§ Given task
From the first line of the listing below, retype each line up to and including the one with "18.993, 18.992, 18.993]"; pictures stay out.

————————

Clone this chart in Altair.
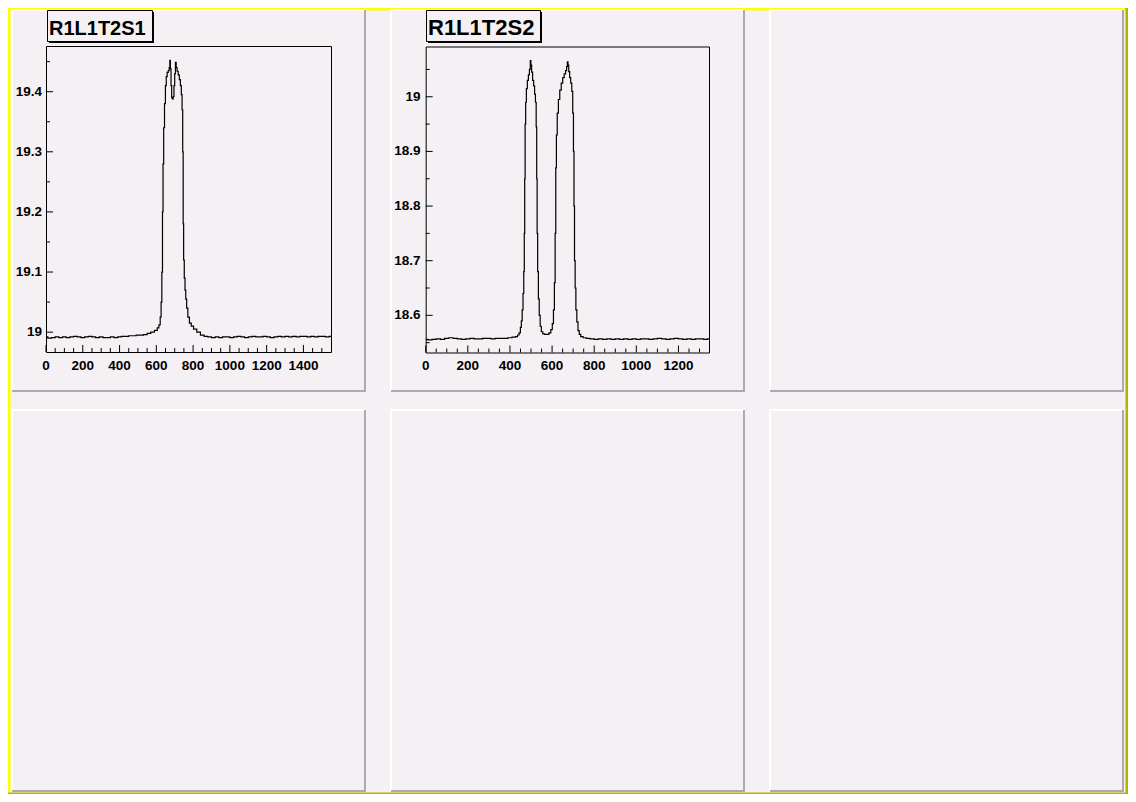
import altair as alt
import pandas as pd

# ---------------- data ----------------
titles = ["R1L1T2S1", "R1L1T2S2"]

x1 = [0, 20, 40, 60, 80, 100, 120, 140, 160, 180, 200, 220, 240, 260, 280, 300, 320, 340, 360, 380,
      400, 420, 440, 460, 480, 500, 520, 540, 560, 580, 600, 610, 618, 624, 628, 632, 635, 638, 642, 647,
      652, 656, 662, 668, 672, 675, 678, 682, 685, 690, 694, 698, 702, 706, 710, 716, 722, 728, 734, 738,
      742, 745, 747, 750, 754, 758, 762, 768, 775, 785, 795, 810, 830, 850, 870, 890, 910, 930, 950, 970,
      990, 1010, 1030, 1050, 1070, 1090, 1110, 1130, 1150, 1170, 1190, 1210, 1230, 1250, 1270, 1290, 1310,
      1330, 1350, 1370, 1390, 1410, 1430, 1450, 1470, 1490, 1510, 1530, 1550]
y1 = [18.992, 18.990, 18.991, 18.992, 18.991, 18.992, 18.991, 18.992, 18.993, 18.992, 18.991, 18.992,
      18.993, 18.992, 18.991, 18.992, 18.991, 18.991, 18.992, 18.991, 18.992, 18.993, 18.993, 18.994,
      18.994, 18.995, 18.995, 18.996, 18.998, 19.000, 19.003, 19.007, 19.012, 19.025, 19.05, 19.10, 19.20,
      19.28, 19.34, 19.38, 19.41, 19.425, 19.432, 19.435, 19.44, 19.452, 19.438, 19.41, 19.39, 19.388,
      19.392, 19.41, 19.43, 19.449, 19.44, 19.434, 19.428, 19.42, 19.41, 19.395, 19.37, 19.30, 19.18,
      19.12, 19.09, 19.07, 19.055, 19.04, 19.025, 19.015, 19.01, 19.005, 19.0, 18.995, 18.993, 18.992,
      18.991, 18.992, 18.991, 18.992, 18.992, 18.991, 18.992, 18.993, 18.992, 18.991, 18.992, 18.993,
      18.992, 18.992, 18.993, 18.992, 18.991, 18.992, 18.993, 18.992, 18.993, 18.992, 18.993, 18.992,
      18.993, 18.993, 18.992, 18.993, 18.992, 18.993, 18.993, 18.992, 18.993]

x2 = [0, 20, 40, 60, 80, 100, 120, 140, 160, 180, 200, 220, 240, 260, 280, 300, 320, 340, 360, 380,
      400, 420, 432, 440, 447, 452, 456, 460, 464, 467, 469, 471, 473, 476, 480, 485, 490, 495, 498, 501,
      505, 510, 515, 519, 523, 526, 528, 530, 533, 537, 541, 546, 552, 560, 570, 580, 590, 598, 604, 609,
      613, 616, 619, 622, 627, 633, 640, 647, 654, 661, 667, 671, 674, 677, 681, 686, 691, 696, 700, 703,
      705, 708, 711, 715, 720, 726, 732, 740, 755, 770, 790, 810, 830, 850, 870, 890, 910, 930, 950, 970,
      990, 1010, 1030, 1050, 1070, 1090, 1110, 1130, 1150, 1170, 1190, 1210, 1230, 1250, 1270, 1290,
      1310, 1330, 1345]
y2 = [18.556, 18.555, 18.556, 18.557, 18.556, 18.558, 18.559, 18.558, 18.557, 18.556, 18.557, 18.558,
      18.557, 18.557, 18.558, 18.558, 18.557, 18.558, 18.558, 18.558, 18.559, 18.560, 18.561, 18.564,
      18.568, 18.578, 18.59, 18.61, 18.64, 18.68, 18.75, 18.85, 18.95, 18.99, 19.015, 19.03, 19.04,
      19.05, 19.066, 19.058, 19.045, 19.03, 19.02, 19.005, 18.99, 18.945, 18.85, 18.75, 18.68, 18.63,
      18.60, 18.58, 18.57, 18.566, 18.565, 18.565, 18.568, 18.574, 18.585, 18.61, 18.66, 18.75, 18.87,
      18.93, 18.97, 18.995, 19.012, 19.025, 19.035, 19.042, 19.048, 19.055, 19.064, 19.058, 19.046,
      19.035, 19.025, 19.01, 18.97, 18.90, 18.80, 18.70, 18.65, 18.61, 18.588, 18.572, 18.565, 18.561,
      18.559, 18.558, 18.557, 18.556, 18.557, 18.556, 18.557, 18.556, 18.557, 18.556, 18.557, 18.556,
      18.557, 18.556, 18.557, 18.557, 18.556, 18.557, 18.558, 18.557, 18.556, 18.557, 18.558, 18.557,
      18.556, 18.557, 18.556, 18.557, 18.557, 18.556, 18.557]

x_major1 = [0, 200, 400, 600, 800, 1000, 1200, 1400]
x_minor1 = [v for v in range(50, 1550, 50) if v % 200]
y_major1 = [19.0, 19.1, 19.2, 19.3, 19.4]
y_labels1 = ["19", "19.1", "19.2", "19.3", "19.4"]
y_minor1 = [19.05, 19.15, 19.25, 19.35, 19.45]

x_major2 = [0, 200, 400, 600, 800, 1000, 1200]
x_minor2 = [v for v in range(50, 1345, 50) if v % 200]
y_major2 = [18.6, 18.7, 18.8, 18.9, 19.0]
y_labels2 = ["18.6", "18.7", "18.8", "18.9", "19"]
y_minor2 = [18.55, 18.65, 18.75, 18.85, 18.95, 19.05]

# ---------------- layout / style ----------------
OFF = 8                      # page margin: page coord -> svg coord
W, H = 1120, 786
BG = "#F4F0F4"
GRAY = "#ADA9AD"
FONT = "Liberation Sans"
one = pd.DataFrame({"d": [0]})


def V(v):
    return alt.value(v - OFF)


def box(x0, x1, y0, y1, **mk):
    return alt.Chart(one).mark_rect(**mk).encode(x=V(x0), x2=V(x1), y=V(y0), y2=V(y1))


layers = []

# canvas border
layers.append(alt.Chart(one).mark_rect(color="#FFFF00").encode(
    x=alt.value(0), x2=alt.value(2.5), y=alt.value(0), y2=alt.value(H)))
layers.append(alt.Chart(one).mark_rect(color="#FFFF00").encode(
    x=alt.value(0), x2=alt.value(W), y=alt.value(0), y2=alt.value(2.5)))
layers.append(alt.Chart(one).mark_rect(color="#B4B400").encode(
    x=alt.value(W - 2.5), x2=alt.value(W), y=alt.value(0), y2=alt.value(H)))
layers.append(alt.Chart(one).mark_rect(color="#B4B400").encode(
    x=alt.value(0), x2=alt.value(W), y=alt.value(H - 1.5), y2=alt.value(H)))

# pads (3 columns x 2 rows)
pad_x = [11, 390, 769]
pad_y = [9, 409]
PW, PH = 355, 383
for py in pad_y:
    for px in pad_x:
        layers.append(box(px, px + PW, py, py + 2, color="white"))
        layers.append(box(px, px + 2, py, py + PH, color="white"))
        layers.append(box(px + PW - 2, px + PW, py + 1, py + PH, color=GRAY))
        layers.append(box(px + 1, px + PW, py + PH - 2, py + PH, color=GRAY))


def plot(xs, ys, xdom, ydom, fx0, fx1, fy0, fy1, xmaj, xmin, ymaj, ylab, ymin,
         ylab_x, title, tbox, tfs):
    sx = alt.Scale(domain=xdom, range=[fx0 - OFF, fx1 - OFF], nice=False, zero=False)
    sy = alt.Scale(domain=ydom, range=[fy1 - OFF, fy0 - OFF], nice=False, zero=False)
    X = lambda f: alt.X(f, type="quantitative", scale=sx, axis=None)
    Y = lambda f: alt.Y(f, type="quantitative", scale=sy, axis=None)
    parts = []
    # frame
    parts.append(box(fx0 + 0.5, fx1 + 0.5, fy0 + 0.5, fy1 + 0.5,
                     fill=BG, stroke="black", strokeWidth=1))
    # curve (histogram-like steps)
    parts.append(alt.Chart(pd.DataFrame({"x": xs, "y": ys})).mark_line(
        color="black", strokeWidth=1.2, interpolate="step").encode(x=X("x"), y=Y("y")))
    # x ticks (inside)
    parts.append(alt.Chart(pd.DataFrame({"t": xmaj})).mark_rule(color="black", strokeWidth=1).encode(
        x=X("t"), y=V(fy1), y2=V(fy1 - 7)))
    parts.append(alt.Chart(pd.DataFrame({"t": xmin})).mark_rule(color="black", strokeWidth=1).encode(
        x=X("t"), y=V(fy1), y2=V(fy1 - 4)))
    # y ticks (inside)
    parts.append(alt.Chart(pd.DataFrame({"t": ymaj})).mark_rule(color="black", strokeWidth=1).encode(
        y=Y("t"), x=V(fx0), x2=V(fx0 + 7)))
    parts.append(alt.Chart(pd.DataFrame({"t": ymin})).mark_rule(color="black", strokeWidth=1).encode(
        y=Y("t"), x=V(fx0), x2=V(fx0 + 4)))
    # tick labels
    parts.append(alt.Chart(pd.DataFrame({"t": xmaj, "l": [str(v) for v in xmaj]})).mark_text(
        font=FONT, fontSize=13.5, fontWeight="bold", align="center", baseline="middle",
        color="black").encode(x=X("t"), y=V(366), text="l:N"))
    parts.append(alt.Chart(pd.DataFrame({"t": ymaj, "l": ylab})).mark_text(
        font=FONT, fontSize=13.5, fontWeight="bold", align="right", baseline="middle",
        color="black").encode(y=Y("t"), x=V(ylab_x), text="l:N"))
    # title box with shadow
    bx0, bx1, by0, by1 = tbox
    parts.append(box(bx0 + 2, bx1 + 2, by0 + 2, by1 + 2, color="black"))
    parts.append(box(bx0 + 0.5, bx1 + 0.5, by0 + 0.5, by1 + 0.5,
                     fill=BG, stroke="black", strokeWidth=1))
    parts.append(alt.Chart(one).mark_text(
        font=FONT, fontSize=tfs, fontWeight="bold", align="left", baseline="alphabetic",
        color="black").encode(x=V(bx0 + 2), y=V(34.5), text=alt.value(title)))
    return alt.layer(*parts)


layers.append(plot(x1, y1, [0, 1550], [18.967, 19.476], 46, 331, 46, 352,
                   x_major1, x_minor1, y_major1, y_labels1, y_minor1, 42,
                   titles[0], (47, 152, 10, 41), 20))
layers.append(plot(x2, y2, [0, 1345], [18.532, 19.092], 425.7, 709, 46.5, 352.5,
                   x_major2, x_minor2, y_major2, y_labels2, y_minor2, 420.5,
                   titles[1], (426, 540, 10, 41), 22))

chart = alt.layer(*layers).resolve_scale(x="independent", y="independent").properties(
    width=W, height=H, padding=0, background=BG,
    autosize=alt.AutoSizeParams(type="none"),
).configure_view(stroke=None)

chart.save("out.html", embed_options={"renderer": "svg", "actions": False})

————————

§ Finished answer
Clone this chart in Altair.
import altair as alt
import pandas as pd

# ---------------- data ----------------
titles = ["R1L1T2S1", "R1L1T2S2"]

x1 = [0, 20, 40, 60, 80, 100, 120, 140, 160, 180, 200, 220, 240, 260, 280, 300, 320, 340, 360, 380,
      400, 420, 440, 460, 480, 500, 520, 540, 560, 580, 600, 610, 618, 624, 628, 632, 635, 638, 642, 647,
      652, 656, 662, 668, 672, 675, 678, 682, 685, 690, 694, 698, 702, 706, 710, 716, 722, 728, 734, 738,
      742, 745, 747, 750, 754, 758, 762, 768, 775, 785, 795, 810, 830, 850, 870, 890, 910, 930, 950, 970,
      990, 1010, 1030, 1050, 1070, 1090, 1110, 1130, 1150, 1170, 1190, 1210, 1230, 1250, 1270, 1290, 1310,
      1330, 1350, 1370, 1390, 1410, 1430, 1450, 1470, 1490, 1510, 1530, 1550]
y1 = [18.992, 18.990, 18.991, 18.992, 18.991, 18.992, 18.991, 18.992, 18.993, 18.992, 18.991, 18.992,
      18.993, 18.992, 18.991, 18.992, 18.991, 18.991, 18.992, 18.991, 18.992, 18.993, 18.993, 18.994,
      18.994, 18.995, 18.995, 18.996, 18.998, 19.000, 19.003, 19.007, 19.012, 19.025, 19.05, 19.10, 19.20,
      19.28, 19.34, 19.38, 19.41, 19.425, 19.432, 19.435, 19.44, 19.452, 19.438, 19.41, 19.39, 19.388,
      19.392, 19.41, 19.43, 19.449, 19.44, 19.434, 19.428, 19.42, 19.41, 19.395, 19.37, 19.30, 19.18,
      19.12, 19.09, 19.07, 19.055, 19.04, 19.025, 19.015, 19.01, 19.005, 19.0, 18.995, 18.993, 18.992,
      18.991, 18.992, 18.991, 18.992, 18.992, 18.991, 18.992, 18.993, 18.992, 18.991, 18.992, 18.993,
      18.992, 18.992, 18.993, 18.992, 18.991, 18.992, 18.993, 18.992, 18.993, 18.992, 18.993, 18.992,
      18.993, 18.993, 18.992, 18.993, 18.992, 18.993, 18.993, 18.992, 18.993]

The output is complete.